Making the News

The Day, New London

Originally Published:Tuesday, July 7, 2009
http://www.theday.com/re.aspx?re=39079f63-51bf-40d2-b3c1-9039934d97f9

Teaming Up To Take On Atlantic City
Foxwoods, Mohegan Sun come together to promote an 'unparalleled destination'

By Brian Hallenbeck
The Day, New London

Foxwoods Resort Casino and Mohegan Sun, long the fiercest of rivals, have joined forces to take dead aim at their main competition: Atlantic City's 11 casinos.

Collaborating on a marketing campaign that promotes southeastern Connecticut as "an unparalleled resort destination," the tribally owned casinos launched their attack Monday online and on billboards on Interstate 80 in New Jersey, the New Jersey Turnpike (I-95), the Atlantic City Expressway and the Long Island Expressway (I-495).

View the joint billboard campaign

"This is a clear case of the sum of the parts being greater than the whole and we are excited to partner with our neighbor, Mohegan Sun, in this historic undertaking," Michael Speller, president of Foxwoods' Mashantucket Pequot Gaming Enterprises, said in a statement. "We feel the collective amenities we offer to consumers are on par, if not better than, any resort destination in the world."

The collaboration grew out of meetings among Speller, who arrived at Foxwoods last December; Mitchell Etess, the Mohegan Sun president and chief executive officer; and other top casino and tribal officials, according to Robert Victoria, Foxwoods' senior vice president of consumer marketing. Local tourism officials were kept apprised of the effort, Victoria said.

The billboards and the Web site, www.playCTcasinos.com, will remain in place through September, at which time the campaign's effectiveness will be evaluated, Victoria said. At that point, a print-advertising component could be launched.

The casinos are contributing an equal share to the campaign, though no casino official would say how much.

"It's very important for us to get people to look at the Connecticut casinos as a destination," Etess said. "It's Atlantic City or Connecticut - not Atlantic City or Mohegan Sun, or Atlantic City or Foxwoods. ... We're targeting the North Jersey area, where we think we can generate new revenues."

THE MESSAGE

The Foxwoods-Mohegan Sun campaign, devised by the Adams & Knight agency of Avon, includes eight billboards placed in northern New Jersey, metropolitan New York and on Long Island with the following message:

Two worlds beat one City.

 

Way beyond the boredwalk.

 

Escape the Jersey snore.

Tony Sheridan, president of the Chamber of Commerce of Eastern Connecticut, said he would not comment on the casinos' campaign until he had received official word of it. Donna Simpson, executive director of the Eastern Regional Tourism District, was unavailable.

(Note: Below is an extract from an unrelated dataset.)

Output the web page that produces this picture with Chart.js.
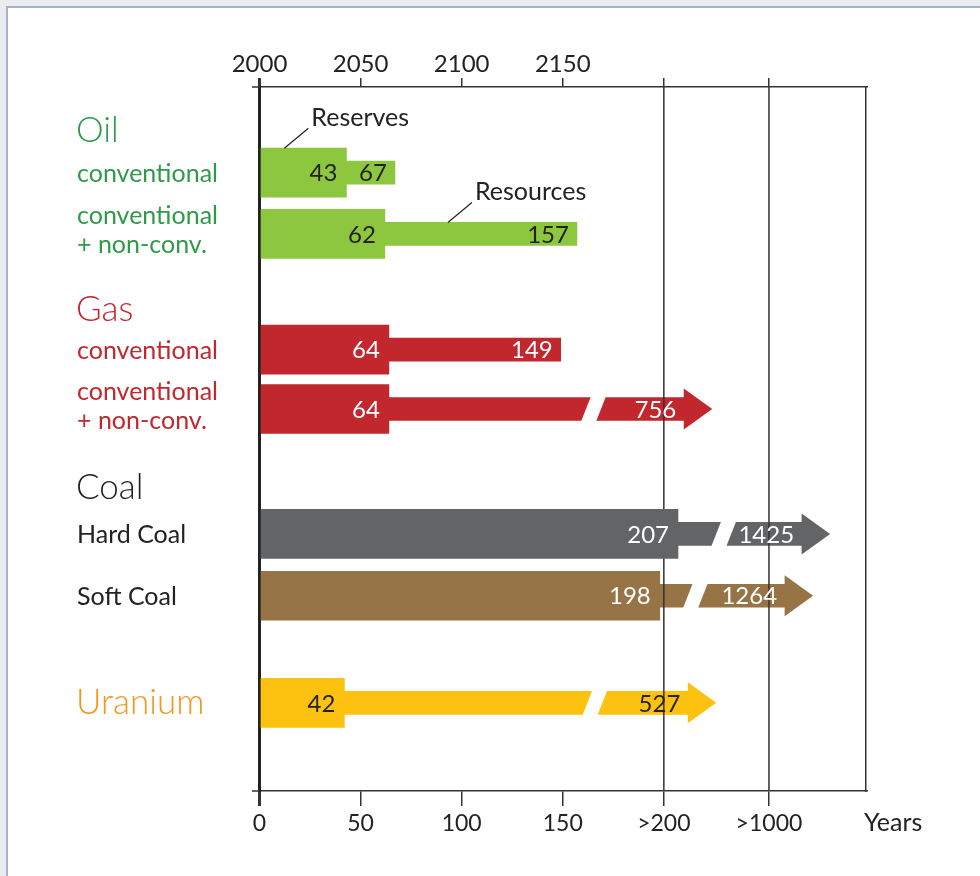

While noting that the Foxwoods-Mohegan Sun alliance was rare if not unprecedented among tribal casinos, industry analysts said casinos in other gaming markets have long pooled their marketing efforts and resources.

"For a long time, Las Vegas has been marketing itself as Las Vegas, not as Caesar's Palace," said Clyde Barrow, director of the Center for Public Analysis at the University of Massachusetts at Dartmouth. "Atlantic City's been doing it for a decade."

Barrow described the alliance as "the logical culmination of a trajectory they've been on for some time."

"They're in very stiff competition with Atlantic City, New York, Pennsylvania and likely Massachusetts," he said. "If Massachusetts gets gambling, it's going to recapture a sizable piece of the regional gaming market. That's why Foxwoods and Mohegan Sun have to be part of a larger tourist destination. This could be the start of them becoming a national or international destination.

"Atlantic City casinos view themselves as competing with and losing to Foxwoods and Mohegan Sun. They don't have the same convention space, the entertainment, the golf courses."

In a report last month on the economic and social impacts of gambling in Connecticut, the New Jersey-based Spectrum Gaming Group found that the state's promotion of tourism is fragmented and underfunded and that the casinos could be bettered "leveraged."

Michael Diamond, the Spectrum researcher who led the study, said he was pleased to hear of the Foxwoods-Mohegan Sun alliance.

"There seemed to be very fierce competition between th e two entities - and I guess that's a good thing," he said. "But this is a positive sign, a sign of the times. I think Atlantic City casinos are trying to work together more than ever before, too."

The Connecticut casinos' collaboration was not born of dissatisfaction with other campaigns that market the region, Etess said, adding, "It would be nice if this part of Connecticut received more recognition as the primary driver of the state as a destination for out-of-staters. Perhaps it should receive a better share of the (tourism) funding, but that's a separate issue."

With most state workers serving a furlough Monday, state tourism officials were unavailable to comment.